EXERCISE GOAL — Please write out the lines of the data exactly, beginning with the first and ending with the line containing "import seaborn as sns"; leave the pictures behind.

>> Begin

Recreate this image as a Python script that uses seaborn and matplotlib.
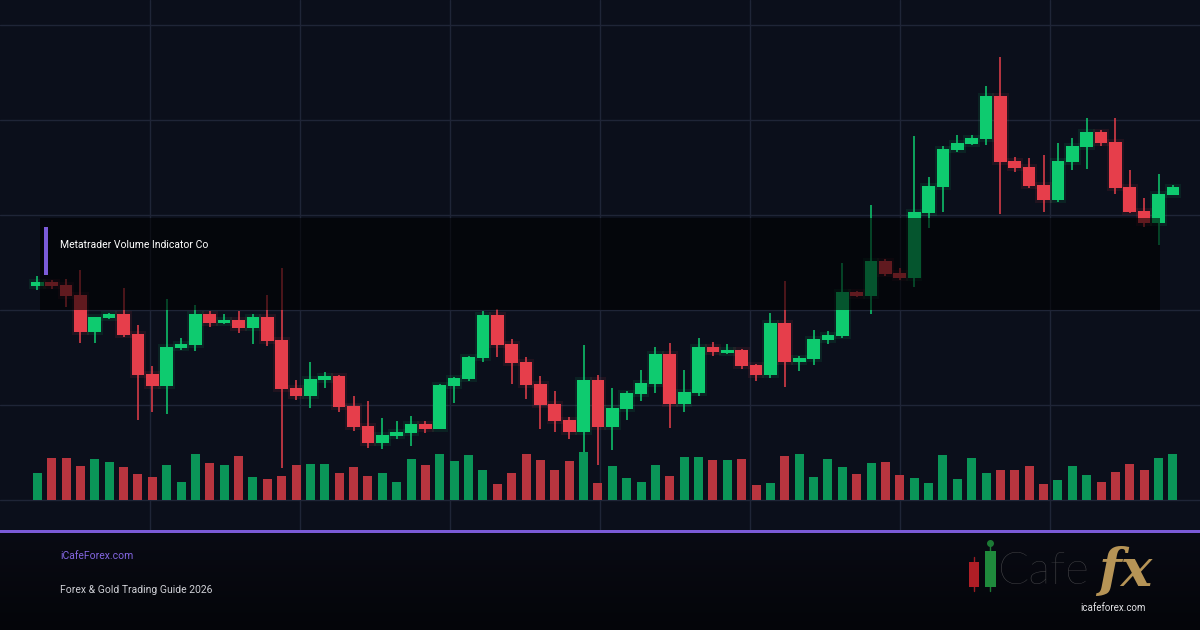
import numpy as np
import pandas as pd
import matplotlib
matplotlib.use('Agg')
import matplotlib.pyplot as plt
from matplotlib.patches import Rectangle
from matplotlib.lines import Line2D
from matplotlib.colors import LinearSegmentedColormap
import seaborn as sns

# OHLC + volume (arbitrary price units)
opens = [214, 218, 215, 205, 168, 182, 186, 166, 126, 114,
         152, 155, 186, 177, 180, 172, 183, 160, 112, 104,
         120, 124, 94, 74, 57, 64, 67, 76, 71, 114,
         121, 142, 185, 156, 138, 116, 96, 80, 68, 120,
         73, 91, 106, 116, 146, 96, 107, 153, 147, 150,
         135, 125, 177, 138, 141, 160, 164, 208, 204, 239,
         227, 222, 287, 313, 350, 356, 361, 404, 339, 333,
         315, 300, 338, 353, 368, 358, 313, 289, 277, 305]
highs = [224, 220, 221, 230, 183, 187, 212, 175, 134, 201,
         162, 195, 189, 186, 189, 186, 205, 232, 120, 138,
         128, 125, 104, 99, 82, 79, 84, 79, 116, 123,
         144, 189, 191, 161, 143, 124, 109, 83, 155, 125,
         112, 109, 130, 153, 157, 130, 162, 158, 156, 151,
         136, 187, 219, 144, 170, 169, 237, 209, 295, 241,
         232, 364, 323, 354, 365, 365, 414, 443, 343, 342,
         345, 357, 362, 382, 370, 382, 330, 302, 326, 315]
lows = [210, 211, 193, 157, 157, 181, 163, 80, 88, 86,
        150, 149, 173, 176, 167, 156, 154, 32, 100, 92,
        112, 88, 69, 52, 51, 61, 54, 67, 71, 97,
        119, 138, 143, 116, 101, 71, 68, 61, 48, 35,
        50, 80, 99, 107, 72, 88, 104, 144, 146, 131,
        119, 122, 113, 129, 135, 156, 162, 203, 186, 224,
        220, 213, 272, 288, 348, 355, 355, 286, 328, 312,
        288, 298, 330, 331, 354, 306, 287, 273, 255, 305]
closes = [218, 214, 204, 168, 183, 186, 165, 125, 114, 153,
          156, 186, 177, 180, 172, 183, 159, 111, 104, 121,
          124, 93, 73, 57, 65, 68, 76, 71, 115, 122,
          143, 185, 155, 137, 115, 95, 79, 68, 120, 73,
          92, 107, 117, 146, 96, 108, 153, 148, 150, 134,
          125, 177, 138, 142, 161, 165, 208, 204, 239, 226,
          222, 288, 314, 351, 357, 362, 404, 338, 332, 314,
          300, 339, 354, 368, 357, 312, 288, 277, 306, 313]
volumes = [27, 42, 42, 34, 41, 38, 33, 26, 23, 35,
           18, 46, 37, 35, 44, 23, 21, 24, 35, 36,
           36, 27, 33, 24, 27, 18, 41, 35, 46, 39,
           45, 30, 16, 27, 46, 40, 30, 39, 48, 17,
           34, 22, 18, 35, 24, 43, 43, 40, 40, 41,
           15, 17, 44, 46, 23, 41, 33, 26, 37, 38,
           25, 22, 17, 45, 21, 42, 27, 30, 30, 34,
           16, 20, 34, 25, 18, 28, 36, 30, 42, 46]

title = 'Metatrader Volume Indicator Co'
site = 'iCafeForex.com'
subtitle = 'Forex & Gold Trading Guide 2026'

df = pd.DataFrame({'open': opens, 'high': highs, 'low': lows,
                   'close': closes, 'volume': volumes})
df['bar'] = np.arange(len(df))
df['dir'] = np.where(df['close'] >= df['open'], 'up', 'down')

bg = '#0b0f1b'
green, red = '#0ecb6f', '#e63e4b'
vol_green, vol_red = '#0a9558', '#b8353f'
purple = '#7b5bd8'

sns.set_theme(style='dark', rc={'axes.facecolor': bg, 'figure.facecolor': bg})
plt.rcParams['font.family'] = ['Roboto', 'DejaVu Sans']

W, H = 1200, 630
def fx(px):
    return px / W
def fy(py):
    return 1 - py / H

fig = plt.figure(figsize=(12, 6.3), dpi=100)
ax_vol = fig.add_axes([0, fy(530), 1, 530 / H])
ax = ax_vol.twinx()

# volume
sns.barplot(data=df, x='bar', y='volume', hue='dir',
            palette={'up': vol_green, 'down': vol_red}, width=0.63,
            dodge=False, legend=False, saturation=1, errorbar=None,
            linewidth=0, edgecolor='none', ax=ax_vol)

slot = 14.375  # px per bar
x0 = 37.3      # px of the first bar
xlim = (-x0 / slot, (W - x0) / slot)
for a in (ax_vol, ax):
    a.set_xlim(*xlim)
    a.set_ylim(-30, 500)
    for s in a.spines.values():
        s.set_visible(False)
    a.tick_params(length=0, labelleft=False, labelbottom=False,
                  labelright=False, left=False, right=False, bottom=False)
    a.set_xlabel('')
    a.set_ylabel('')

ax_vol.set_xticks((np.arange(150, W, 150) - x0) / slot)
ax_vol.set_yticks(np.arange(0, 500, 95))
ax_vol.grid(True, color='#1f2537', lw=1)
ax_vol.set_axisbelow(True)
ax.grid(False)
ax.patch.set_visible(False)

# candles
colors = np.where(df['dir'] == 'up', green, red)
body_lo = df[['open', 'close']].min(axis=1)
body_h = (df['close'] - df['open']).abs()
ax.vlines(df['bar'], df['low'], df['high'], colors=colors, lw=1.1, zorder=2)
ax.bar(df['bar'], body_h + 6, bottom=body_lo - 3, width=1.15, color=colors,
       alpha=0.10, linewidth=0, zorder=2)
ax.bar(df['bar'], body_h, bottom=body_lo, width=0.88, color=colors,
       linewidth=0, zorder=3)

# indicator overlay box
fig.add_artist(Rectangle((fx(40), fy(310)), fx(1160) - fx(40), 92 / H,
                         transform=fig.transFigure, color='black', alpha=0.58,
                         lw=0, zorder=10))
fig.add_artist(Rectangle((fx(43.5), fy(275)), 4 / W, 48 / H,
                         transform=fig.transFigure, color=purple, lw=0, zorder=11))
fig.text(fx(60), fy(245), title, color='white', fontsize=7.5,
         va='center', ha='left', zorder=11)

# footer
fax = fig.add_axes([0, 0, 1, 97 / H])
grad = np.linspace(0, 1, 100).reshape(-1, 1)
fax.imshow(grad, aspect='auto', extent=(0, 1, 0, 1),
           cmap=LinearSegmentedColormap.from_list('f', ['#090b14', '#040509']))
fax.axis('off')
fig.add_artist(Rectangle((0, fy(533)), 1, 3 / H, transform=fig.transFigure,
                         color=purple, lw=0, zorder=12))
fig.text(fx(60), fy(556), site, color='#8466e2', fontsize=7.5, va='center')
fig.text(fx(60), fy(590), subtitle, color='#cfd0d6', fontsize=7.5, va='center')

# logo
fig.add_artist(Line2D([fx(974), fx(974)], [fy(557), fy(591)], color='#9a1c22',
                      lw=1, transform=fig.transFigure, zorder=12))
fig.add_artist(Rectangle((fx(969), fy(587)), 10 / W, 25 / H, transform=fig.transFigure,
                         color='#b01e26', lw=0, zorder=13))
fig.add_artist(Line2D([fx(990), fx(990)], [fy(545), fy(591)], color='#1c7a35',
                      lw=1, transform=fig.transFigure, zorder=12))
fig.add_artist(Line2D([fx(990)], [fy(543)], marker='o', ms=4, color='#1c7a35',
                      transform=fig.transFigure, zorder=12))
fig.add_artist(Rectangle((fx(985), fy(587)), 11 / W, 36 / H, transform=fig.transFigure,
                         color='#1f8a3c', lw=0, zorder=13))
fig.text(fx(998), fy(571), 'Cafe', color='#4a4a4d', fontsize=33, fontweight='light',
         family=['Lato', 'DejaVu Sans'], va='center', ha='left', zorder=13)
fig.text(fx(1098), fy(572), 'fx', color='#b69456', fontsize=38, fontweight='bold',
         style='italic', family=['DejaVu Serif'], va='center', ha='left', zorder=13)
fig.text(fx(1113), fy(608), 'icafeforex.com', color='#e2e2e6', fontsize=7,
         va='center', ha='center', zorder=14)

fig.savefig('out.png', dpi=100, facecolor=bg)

>> End

WORKED ANSWER —
Recreate this image as a Python script that uses seaborn and matplotlib.
import numpy as np
import pandas as pd
import matplotlib
matplotlib.use('Agg')
import matplotlib.pyplot as plt
from matplotlib.patches import Rectangle
from matplotlib.lines import Line2D
from matplotlib.colors import LinearSegmentedColormap
import seaborn as sns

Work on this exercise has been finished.